- [Written problem]
Only the lines from the start of the data to the line containing "legend_x = [0.2197, 0.3774, 0.5417]", both included, should be output, exactly and without pictures.

### Supplied information

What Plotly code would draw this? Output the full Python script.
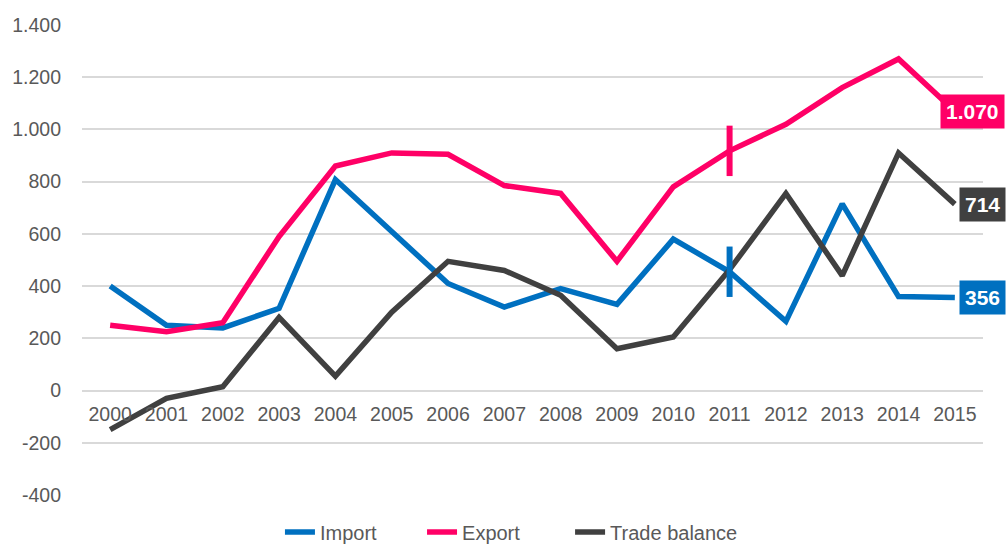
import plotly.graph_objects as go

years = ["2000", "2001", "2002", "2003", "2004", "2005", "2006", "2007",
         "2008", "2009", "2010", "2011", "2012", "2013", "2014", "2015"]
import_vals = [400, 250, 240, 315, 808, 610, 410, 320, 390, 330, 580, 455, 265, 715, 360, 356]
export_vals = [250, 225, 260, 590, 860, 910, 905, 785, 755, 495, 780, 918, 1020, 1160, 1270, 1070]
balance_vals = [-150, -30, 15, 280, 55, 300, 495, 460, 365, 160, 205, 463, 755, 440, 910, 714]

series_names = ["Import", "Export", "Trade balance"]
colors = ["#0070C0", "#FF0066", "#404040"]
end_labels = ["356", "1.070", "714"]
label_shift = [-24, -43, -24]
legend_ids = ["legend", "legend2", "legend3"]
legend_x = [0.2197, 0.3774, 0.5417]

y_tickvals = [-400, -200, 0, 200, 400, 600, 800, 1000, 1200, 1400]
y_ticktext = ["-400", "-200", "0", "200", "400", "600", "800", "1.000", "1.200", "1.400"]

highlight_idx = 11

fig = go.Figure()
all_vals = [import_vals, export_vals, balance_vals]
for name, vals, col, lg in zip(series_names, all_vals, colors, legend_ids):
    fig.add_trace(go.Scatter(x=years, y=vals, mode="lines", name=name, legend=lg,
                             line=dict(color=col, width=5.5)))

for vals, col in zip(all_vals[:2], colors[:2]):
    fig.add_trace(go.Scatter(x=[years[highlight_idx]], y=[vals[highlight_idx]], mode="markers",
                             showlegend=False, hoverinfo="skip",
                             marker=dict(symbol="line-ns", size=36,
                                         line=dict(width=6, color=col))))

for vals, col, txt, sh in zip(all_vals, colors, end_labels, label_shift):
    fig.add_annotation(x=1, y=vals[-1], xref="paper", yref="y", text="<b>%s</b>" % txt,
                       showarrow=False, xanchor="left", yanchor="middle", xshift=sh,
                       bgcolor=col, borderpad=5,
                       font=dict(color="white", size=21, family="Liberation Sans, Arial"))

legend_style = dict(orientation="h", xanchor="left", yref="container", y=0.024,
                    yanchor="middle", font=dict(size=20, color="#595959"),
                    bgcolor="rgba(0,0,0,0)")

fig.update_layout(
    width=1008, height=545,
    margin=dict(l=82, r=25, t=25, b=50),
    paper_bgcolor="white", plot_bgcolor="white",
    font=dict(family="Liberation Sans, Arial", color="#595959", size=19.5),
    showlegend=True,
    legend=dict(x=legend_x[0], **legend_style),
    legend2=dict(x=legend_x[1], **legend_style),
    legend3=dict(x=legend_x[2], **legend_style),
)
fig.update_xaxes(type="category", range=[-0.5, 15.5], showgrid=False, showline=False,
                 ticks="", anchor="free", position=400 / 1800, ticklabelstandoff=10,
                 automargin=False, tickfont=dict(size=19.5, color="#595959"))
fig.update_yaxes(range=[-400, 1400], tickvals=y_tickvals, ticktext=y_ticktext,
                 showgrid=True, gridcolor="#D9D9D9", gridwidth=1.5,
                 zeroline=True, zerolinecolor="#D9D9D9", zerolinewidth=1.5,
                 showline=False, ticks="", ticklabelstandoff=20, automargin=False,
                 tickfont=dict(size=19.5, color="#595959"))

fig.write_html("out.html", config={"displayModeBar": False},
               post_script="document.body.style.margin='0px';document.body.style.overflow='hidden';")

######

- [Response to this exercise]
What Plotly code would draw this? Output the full Python script.
import plotly.graph_objects as go

years = ["2000", "2001", "2002", "2003", "2004", "2005", "2006", "2007",
         "2008", "2009", "2010", "2011", "2012", "2013", "2014", "2015"]
import_vals = [400, 250, 240, 315, 808, 610, 410, 320, 390, 330, 580, 455, 265, 715, 360, 356]
export_vals = [250, 225, 260, 590, 860, 910, 905, 785, 755, 495, 780, 918, 1020, 1160, 1270, 1070]
balance_vals = [-150, -30, 15, 280, 55, 300, 495, 460, 365, 160, 205, 463, 755, 440, 910, 714]

series_names = ["Import", "Export", "Trade balance"]
colors = ["#0070C0", "#FF0066", "#404040"]
end_labels = ["356", "1.070", "714"]
label_shift = [-24, -43, -24]
legend_ids = ["legend", "legend2", "legend3"]
legend_x = [0.2197, 0.3774, 0.5417]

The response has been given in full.